**SET TASK**
Make an exact transcription of the material, leaving out all images.
____
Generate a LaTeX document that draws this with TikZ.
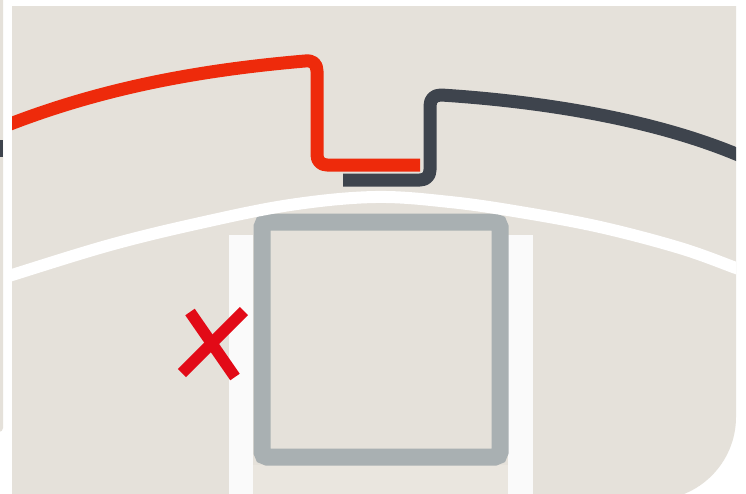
\documentclass[tikz,border=0pt]{standalone}
\definecolor{panel}{HTML}{E5E1DA}
\definecolor{panellight}{HTML}{EAE6DF}
\definecolor{routered}{HTML}{EE2A0B}
\definecolor{routedark}{HTML}{3E444D}
\definecolor{crossred}{HTML}{E20A17}
\definecolor{framegray}{HTML}{A9B0B2}
\definecolor{stripwhite}{HTML}{FAFAFA}
\tikzset{
  redroute/.style={draw=routered, line width=13pt, line cap=butt, line join=round},
  darkroute/.style={draw=routedark, line width=13pt, line cap=butt, line join=round},
  whitearc/.style={draw=white, line width=12pt},
  whitestrip/.style={fill=stripwhite},
  grayframe/.style={draw=framegray, line width=17pt, rounded corners=5pt},
  crossstroke/.style={draw=crossred, line width=11.5pt, line cap=butt}
}
\begin{document}
\begin{tikzpicture}[x=1pt,y=-1pt]
\useasboundingbox (0,0) rectangle (746,493);
\fill[white] (0,0) rectangle (746,493);
% neighbouring panel sliver on the left
\begin{scope}
\clip (0,0) rectangle (746,493);
\fill[panel, rounded corners=4pt] (-10,-10) -- (3,-10) -- (3,432) -- (-10,432) -- cycle;
\fill[routedark] (0,140) rectangle (3,157);
\end{scope}
% main panel
\begin{scope}
\clip (0,0) rectangle (746,493);
\path[fill=panel] (12,6) -- (736,6) -- (736,417)
  .. controls (736,462.8) and (698.8,500) .. (653,500) -- (12,500) -- cycle;
\clip (12,6) -- (736,6) -- (736,417)
  .. controls (736,462.8) and (698.8,500) .. (653,500) -- (12,500) -- cycle;
% lighter area below the frame
\fill[panellight] (253,465) rectangle (508,500);
% white strips
\fill[whitestrip] (229,235) rectangle (253,500);
\fill[whitestrip] (508,235) rectangle (533,500);
% grey frame
\draw[grayframe] (262,222) rectangle (500,457);
% white arc
\draw[whitearc] plot[smooth, tension=0.6] coordinates
  {(0,279) (12,275) (110,245) (200,223) (290,205) (375,197) (450,202) (520,212) (600,227) (680,248) (736,268) (750,273)};
% dark route
\draw[darkroute] (343,180) -- (420,180)
  .. controls (426,180) and (430,176) .. (430,170) -- (430,106)
  .. controls (430,99) and (434,95) .. (441,95)
  .. controls (520,100) and (650,115) .. (750,160);
% red route
\draw[redroute] (0,128) .. controls (100,88) and (200,70) .. (305,61)
  .. controls (313,60) and (317,64) .. (317,71) -- (317,155)
  .. controls (317,161) and (321,165) .. (327,165) -- (420,165);
% red cross
\draw[crossstroke] (182,373) -- (244,311);
\draw[crossstroke] (190,312) -- (235,377);
\end{scope}
\end{tikzpicture}
\end{document}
____
**EXERCISE ANSWER**
Generate a LaTeX document that draws this with TikZ.
\documentclass[tikz,border=0pt]{standalone}
\definecolor{panel}{HTML}{E5E1DA}
\definecolor{panellight}{HTML}{EAE6DF}
\definecolor{routered}{HTML}{EE2A0B}
\definecolor{routedark}{HTML}{3E444D}
\definecolor{crossred}{HTML}{E20A17}
\definecolor{framegray}{HTML}{A9B0B2}
\definecolor{stripwhite}{HTML}{FAFAFA}
\tikzset{
  redroute/.style={draw=routered, line width=13pt, line cap=butt, line join=round},
  darkroute/.style={draw=routedark, line width=13pt, line cap=butt, line join=round},
  whitearc/.style={draw=white, line width=12pt},
  whitestrip/.style={fill=stripwhite},
  grayframe/.style={draw=framegray, line width=17pt, rounded corners=5pt},
  crossstroke/.style={draw=crossred, line width=11.5pt, line cap=butt}
}
\begin{document}
\begin{tikzpicture}[x=1pt,y=-1pt]
\useasboundingbox (0,0) rectangle (746,493);
\fill[white] (0,0) rectangle (746,493);
% neighbouring panel sliver on the left
\begin{scope}
\clip (0,0) rectangle (746,493);
\fill[panel, rounded corners=4pt] (-10,-10) -- (3,-10) -- (3,432) -- (-10,432) -- cycle;
\fill[routedark] (0,140) rectangle (3,157);
\end{scope}
% main panel
\begin{scope}
\clip (0,0) rectangle (746,493);
\path[fill=panel] (12,6) -- (736,6) -- (736,417)
  .. controls (736,462.8) and (698.8,500) .. (653,500) -- (12,500) -- cycle;
\clip (12,6) -- (736,6) -- (736,417)
  .. controls (736,462.8) and (698.8,500) .. (653,500) -- (12,500) -- cycle;
% lighter area below the frame
\fill[panellight] (253,465) rectangle (508,500);
% white strips
\fill[whitestrip] (229,235) rectangle (253,500);
\fill[whitestrip] (508,235) rectangle (533,500);
% grey frame
\draw[grayframe] (262,222) rectangle (500,457);
% white arc
\draw[whitearc] plot[smooth, tension=0.6] coordinates
  {(0,279) (12,275) (110,245) (200,223) (290,205) (375,197) (450,202) (520,212) (600,227) (680,248) (736,268) (750,273)};
% dark route
\draw[darkroute] (343,180) -- (420,180)
  .. controls (426,180) and (430,176) .. (430,170) -- (430,106)
  .. controls (430,99) and (434,95) .. (441,95)
  .. controls (520,100) and (650,115) .. (750,160);
% red route
\draw[redroute] (0,128) .. controls (100,88) and (200,70) .. (305,61)
  .. controls (313,60) and (317,64) .. (317,71) -- (317,155)
  .. controls (317,161) and (321,165) .. (327,165) -- (420,165);
% red cross
\draw[crossstroke] (182,373) -- (244,311);
\draw[crossstroke] (190,312) -- (235,377);
\end{scope}
\end{tikzpicture}
\end{document}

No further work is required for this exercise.